If you want a stick welder, I like and often recommend the Miller Thunderbolt AC/DC. I've had two of 'em, and only sold the first one because my buddy begged me. I like the ones from a few years ago, the ones with the detachable leads. They store easier. If you do get a buzzbox stick welder, find a way to put it on wheels. I made a cage for mine so it's easy to lift and roll around.
Reply to
Grant Erwin
A small MIG can operate from household 120VAC 20A outlets. You may need to add a 240V outlet for a stick welder everywhere you plan to use it. A larger 240V MIG can do just about anything if you can justify the $$.
I think a reasonable cost-sensitive plan is to start with MIG and add a stick welder later if you outrun the MIG's capacity, which isn't hard to do. The MIG will still be useful for autobody, building up worn-down tools, working outdoors on an extension cord or at someone else's house, etc. If the MIG has a gas kit it's less offensive indoors, but flux-core is better out in the wind.

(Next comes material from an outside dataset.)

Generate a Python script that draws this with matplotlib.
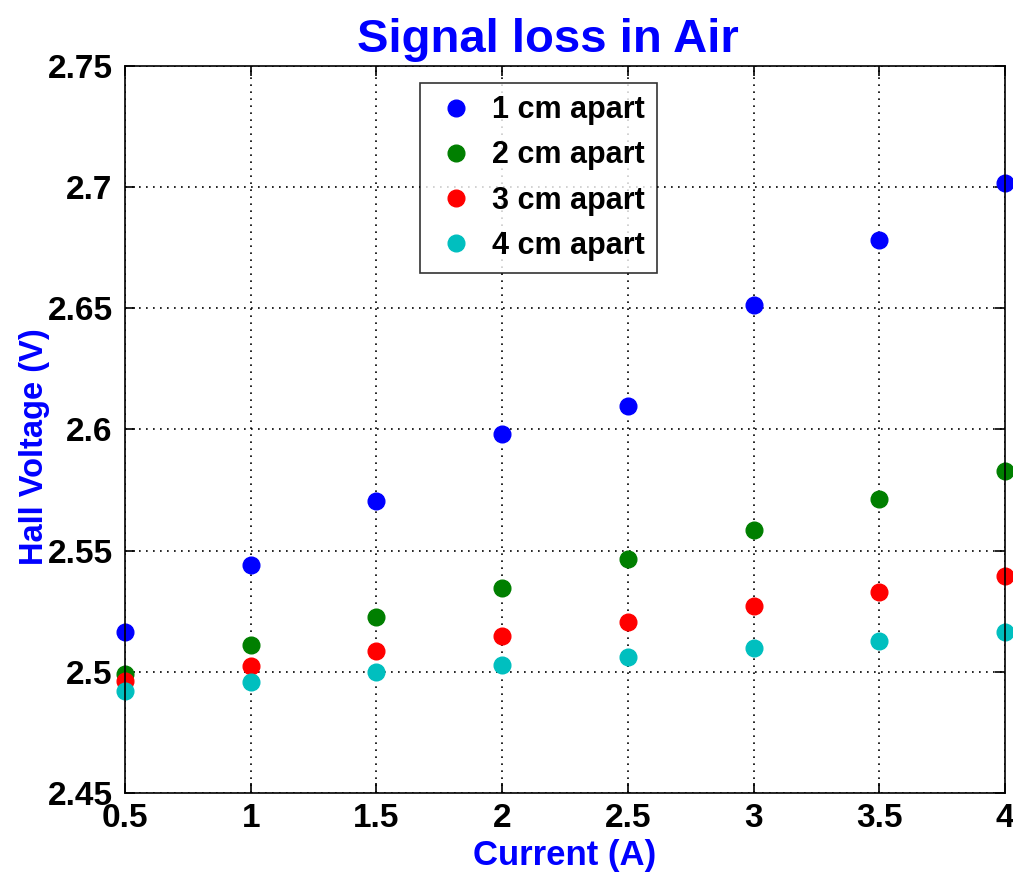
import matplotlib
matplotlib.use("Agg")
import matplotlib.pyplot as plt

current = [0.5, 1.0, 1.5, 2.0, 2.5, 3.0, 3.5, 4.0]

# Hall voltage (V) for each probe spacing
v_1cm = [2.5163, 2.5442, 2.5703, 2.5983, 2.6098, 2.6515, 2.6780, 2.7018]
v_2cm = [2.4990, 2.5112, 2.5228, 2.5346, 2.5466, 2.5585, 2.5715, 2.5830]
v_3cm = [2.4962, 2.5025, 2.5088, 2.5147, 2.5204, 2.5270, 2.5330, 2.5394]
v_4cm = [2.4923, 2.4960, 2.5000, 2.5030, 2.5063, 2.5097, 2.5128, 2.5163]

labels = ["1 cm apart", "2 cm apart", "3 cm apart", "4 cm apart"]
colors = ["#0000ff", "#007f00", "#ff0000", "#00bfbf"]

plt.rcParams['font.family'] = ['Liberation Sans', 'DejaVu Sans']
plt.rcParams['font.weight'] = 'bold'

fig = plt.figure(figsize=(10.13, 8.75), dpi=100)
ax = fig.add_axes([0.1234, 0.0937, 0.8687, 0.8309])

for v, lab, c in zip([v_1cm, v_2cm, v_3cm, v_4cm], labels, colors):
    ax.plot(current, v, 'o', color=c, markersize=12, label=lab, clip_on=False)

ax.set_xlim(0.5, 4)
ax.set_ylim(2.45, 2.75)
ax.set_xticks([0.5, 1, 1.5, 2, 2.5, 3, 3.5, 4])
ax.set_xticklabels(["0.5", "1", "1.5", "2", "2.5", "3", "3.5", "4"])
ax.set_yticks([2.45, 2.5, 2.55, 2.6, 2.65, 2.7, 2.75])
ax.set_yticklabels(["2.45", "2.5", "2.55", "2.6", "2.65", "2.7", "2.75"])
ax.tick_params(direction='in', length=7, width=1.2, labelsize=24,
               top=True, right=True)
ax.tick_params(axis='x', pad=7)
ax.tick_params(axis='y', pad=9)
for lbl in ax.get_xticklabels() + ax.get_yticklabels():
    lbl.set_fontweight('bold')
ax.grid(True, linestyle=(0, (1, 3.2)), color='black', linewidth=1.2)
for sp in ax.spines.values():
    sp.set_linewidth(1.2)

ax.set_title("Signal loss in Air", color='#0000ff', fontsize=34,
             fontweight='bold', x=0.48, pad=10)
ax.set_xlabel("Current (A)", color='#0000ff', fontsize=25,
              fontweight='bold', labelpad=4)
ax.set_ylabel("Hall Voltage (V)", color='#0000ff', fontsize=23.5,
              fontweight='bold')
ax.yaxis.set_label_coords(-0.085, 0.476)

leg = ax.legend(loc='upper left', bbox_to_anchor=(0.335, 0.9766),
                fontsize=22, frameon=True, fancybox=False,
                edgecolor='black', handlelength=1.6, handletextpad=0.35,
                borderpad=0.4, labelspacing=0.5, borderaxespad=0)
leg.get_frame().set_linewidth(1.2)
for t in leg.get_texts():
    t.set_fontweight('bold')

fig.savefig("out.png", dpi=100)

OTOH if the wiring isn't an issue an AC stick machine will weld thicker metal for less investment. I have trouble striking an arc with a small buzz box and would get at least 125A capacity; 225A is common and plenty for most home use.

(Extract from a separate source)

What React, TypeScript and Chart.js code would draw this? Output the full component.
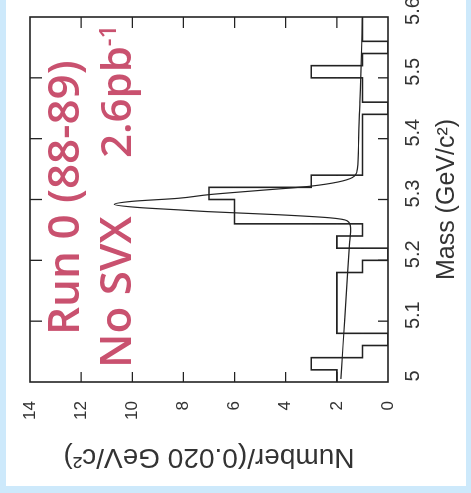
import React, { useEffect, useRef } from "react";
import { Chart, registerables } from "chart.js";

Chart.register(...registerables);

// ---- data ----
const binLowEdges = [
  5.0, 5.02, 5.04, 5.06, 5.08, 5.1, 5.12, 5.14, 5.16, 5.18,
  5.2, 5.22, 5.24, 5.26, 5.28, 5.3, 5.32, 5.34, 5.36, 5.38,
  5.4, 5.42, 5.44, 5.46, 5.48, 5.5, 5.52, 5.54, 5.56, 5.58,
];
const binUpperEnd = 5.6;
const binCounts = [
  2, 3, 1, 0, 2, 2, 2, 2, 2, 1,
  0, 2, 1, 6, 6, 7, 3, 1, 1, 1,
  1, 1, 0, 1, 1, 3, 1, 0, 1, 1,
];

const fitMass = [
  5.005, 5.06, 5.12, 5.18, 5.23, 5.253, 5.265, 5.27, 5.275, 5.28,
  5.283, 5.287, 5.292, 5.297, 5.302, 5.308, 5.315, 5.322, 5.336, 5.35,
  5.4, 5.46, 5.52, 5.598,
];
const fitCount = [
  1.84, 1.76, 1.67, 1.58, 1.5, 1.46, 1.6, 2.3, 4.3, 7.0,
  8.2, 9.8, 10.7, 10.0, 8.2, 7.0, 5.0, 3.0, 1.4, 1.2,
  1.15, 1.1, 1.05, 1.0,
];

const massTicks = [5, 5.1, 5.2, 5.3, 5.4, 5.5, 5.6];
const massTickLabels = ["5", "5.1", "5.2", "5.3", "5.4", "5.5", "5.6"];
const countTicks = [0, 2, 4, 6, 8, 10, 12, 14];
const countTickLabels = ["0", "2", "4", "6", "8", "10", "12", "14"];
const innerMassTicks = [5.1, 5.2, 5.3, 5.4, 5.5];
const innerCountTicks = [2, 4, 6, 8, 10, 12];

const massTitle = "Mass (GeV/c²)";
const countTitle = "Number/(0.020 GeV/c²)";
const noteLine1 = "Run 0 (88-89)";
const noteLine2a = "No SVX";
const noteLine2b = "2.6pb";
const noteSup = "-1";

// ---- layout (unrotated canvas) ----
const CW = 486;
const CH = 460;
const AXIS_FONT = "'Liberation Sans', Arial, sans-serif";
const NOTE_FONT = "'Open Sans', sans-serif";
const INK = "#222";
const LABEL = "#333";
const PINK = "#c9516f";

const zeroPadding = (s: any) => {
  s.paddingTop = 0;
  s.paddingBottom = 0;
  s.paddingLeft = 0;
  s.paddingRight = 0;
};

const framePlugin = {
  id: "frameAndNotes",
  afterDatasetsDraw(chart: any) {
    const { ctx, chartArea, scales } = chart;
    const { left, right, top, bottom } = chartArea;
    ctx.save();
    ctx.strokeStyle = INK;
    ctx.lineWidth = 1.6;
    ctx.strokeRect(left, top, right - left, bottom - top);
    ctx.lineWidth = 1.3;
    ctx.beginPath();
    innerMassTicks.forEach((m) => {
      const px = scales.x.getPixelForValue(m);
      ctx.moveTo(px, bottom);
      ctx.lineTo(px, bottom - 10);
      ctx.moveTo(px, top);
      ctx.lineTo(px, top + 12);
    });
    innerCountTicks.forEach((c) => {
      const py = scales.y.getPixelForValue(c);
      ctx.moveTo(left, py);
      ctx.lineTo(left + 10, py);
      ctx.moveTo(right, py);
      ctx.lineTo(right - 11, py);
    });
    ctx.stroke();

    ctx.fillStyle = PINK;
    ctx.textAlign = "left";
    ctx.textBaseline = "alphabetic";
    ctx.font = `600 44px ${NOTE_FONT}`;
    ctx.fillText(noteLine1, 151, 73);
    ctx.fillText(noteLine2a, 118, 125);
    ctx.font = `600 42px ${NOTE_FONT}`;
    ctx.fillText(noteLine2b, 328, 125);
    const w = ctx.measureText(noteLine2b).width;
    ctx.font = `600 24px ${NOTE_FONT}`;
    ctx.fillText(noteSup, 328 + w, 110);
    ctx.restore();
  },
};

export default function App() {
  const ref = useRef<HTMLCanvasElement>(null);

  useEffect(() => {
    const canvas = ref.current;
    if (!canvas) return;
    const histData = binLowEdges
      .map((x, i) => ({ x, y: binCounts[i] }))
      .concat([{ x: binUpperEnd, y: binCounts[binCounts.length - 1] }]);
    const fitData = fitMass.map((x, i) => ({ x, y: fitCount[i] }));

    const chart = new Chart(canvas, {
      type: "line",
      data: {
        datasets: [
          {
            label: "data",
            data: histData,
            stepped: "before",
            borderColor: INK,
            borderWidth: 1.6,
            pointRadius: 0,
            fill: false,
          },
          {
            label: "fit",
            data: fitData,
            borderColor: INK,
            borderWidth: 1.2,
            pointRadius: 0,
            fill: false,
            cubicInterpolationMode: "monotone",
          },
        ],
      } as any,
      options: {
        responsive: false,
        maintainAspectRatio: false,
        animation: false,
        layout: { padding: { top: 24, right: 17, left: 0, bottom: 0 } },
        plugins: {
          legend: { display: false },
          tooltip: { enabled: false },
        },
        scales: {
          x: {
            type: "linear",
            position: "bottom",
            min: 5,
            max: 5.6,
            afterBuildTicks: (s: any) => {
              s.ticks = massTicks.map((v) => ({ value: v }));
            },
            afterFit: (s: any) => {
              s.height = 78;
              zeroPadding(s);
            },
            grid: { display: false, drawTicks: false },
            border: { display: false },
            ticks: {
              autoSkip: false,
              maxRotation: 0,
              padding: 13,
              labelOffset: 6,
              color: LABEL,
              font: { family: AXIS_FONT, size: 20 },
              callback: (_v: any, i: number) => massTickLabels[i],
            },
            title: {
              display: true,
              text: massTitle,
              color: LABEL,
              font: { family: AXIS_FONT, size: 25 },
              padding: { top: 0, bottom: 4 },
            },
          },
          y: {
            type: "linear",
            position: "left",
            min: 0,
            max: 14,
            afterBuildTicks: (s: any) => {
              s.ticks = countTicks.map((v) => ({ value: v }));
            },
            afterFit: (s: any) => {
              s.width = 104;
              zeroPadding(s);
            },
            grid: { display: false, drawTicks: false },
            border: { display: false },
            ticks: {
              autoSkip: false,
              padding: 19,
              color: LABEL,
              font: { family: AXIS_FONT, size: 17 },
              callback: (_v: any, i: number) => countTickLabels[i],
            },
            title: {
              display: true,
              text: countTitle,
              color: LABEL,
              font: { family: AXIS_FONT, size: 28 },
              padding: { top: 12, bottom: 0 },
            },
          },
        },
      } as any,
      plugins: [framePlugin],
    });
    return () => chart.destroy();
  }, []);

  return (
    <div
      style={{
        position: "fixed",
        left: 0,
        top: 0,
        width: 471,
        height: 493,
        background: "#cde9fb",
        overflow: "hidden",
      }}
    >
      <div
        style={{
          position: "absolute",
          left: 6,
          top: 0,
          width: 460,
          height: 486,
          background: "#ffffff",
          overflow: "hidden",
        }}
      >
        <div
          style={{
            position: "absolute",
            left: 0,
            top: 0,
            width: CW,
            height: CH,
            transformOrigin: "0 0",
            transform: `translate(0px, ${CW}px) rotate(-90deg)`,
          }}
        >
          <canvas
            ref={ref}
            width={CW}
            height={CH}
            style={{ width: CW, height: CH, display: "block" }}
          />
        </div>
      </div>
    </div>
  );
}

Don't expect to learn welding from a book or video. They help but a pro can show you how to recognize and correct whatever mistakes you make. The nuclear-certified instructor at night school easily welded 3/16" steel in one pass with my cheap little 75A Century MIG. That doesn't mean I'd recommend such a small welder as your only one, I already had a stick welder and bought the little one to fix old cars. At my low skill level gas shielding is necessary for thin sheet metal.
Jim Wilkins
Reply to
Jim Wilkins
If you are talking low end $$ (less than $300 or so) your choices are a 120 volt mig with flux core wire or a buzzbox for stick. For the $700 and up range, a 240 volt wire feed is very nice.
A 120 volt wire feed with flux core welds 1/8" just fine, 3/16" with good prep, anything over that is multipass. 120 volt input is a plus, portable is a plus. Most of these can be converted to gas with a $100 kit. Learning to use it is fairly easy.
180 or 225 amp stick welder (buzzbox) will weld much heavier stock, 3/8" in one pass is easy with decent prep. The DC option is a plus if you have a choice. Plus side of these is that there are a lot of different rods to choose from: high strength rods, nickel rods for cast iron, hard surfacing rods, high fill rods, etc etc. Down side is the need for a 240 volt circuit. Don't even think about a 120 volt stick welder, they are just terrible to use. Learning cure is a bit longer than wire feed but we usually get passable, hobbist level welds after a couple hours of practice.
If your target material is 3"x4" x 1/4" or 3/8" angle, you will need the stick welder. The 120 volt wire feed won't cut it.
My local craigslist.com has a constant stream of 225 amp buzz box welders for anywhere from $50 to $150. I've paid as little as $5 for one, but it was missing cables, stinger, helmet and had a broken amperage adjustment nut.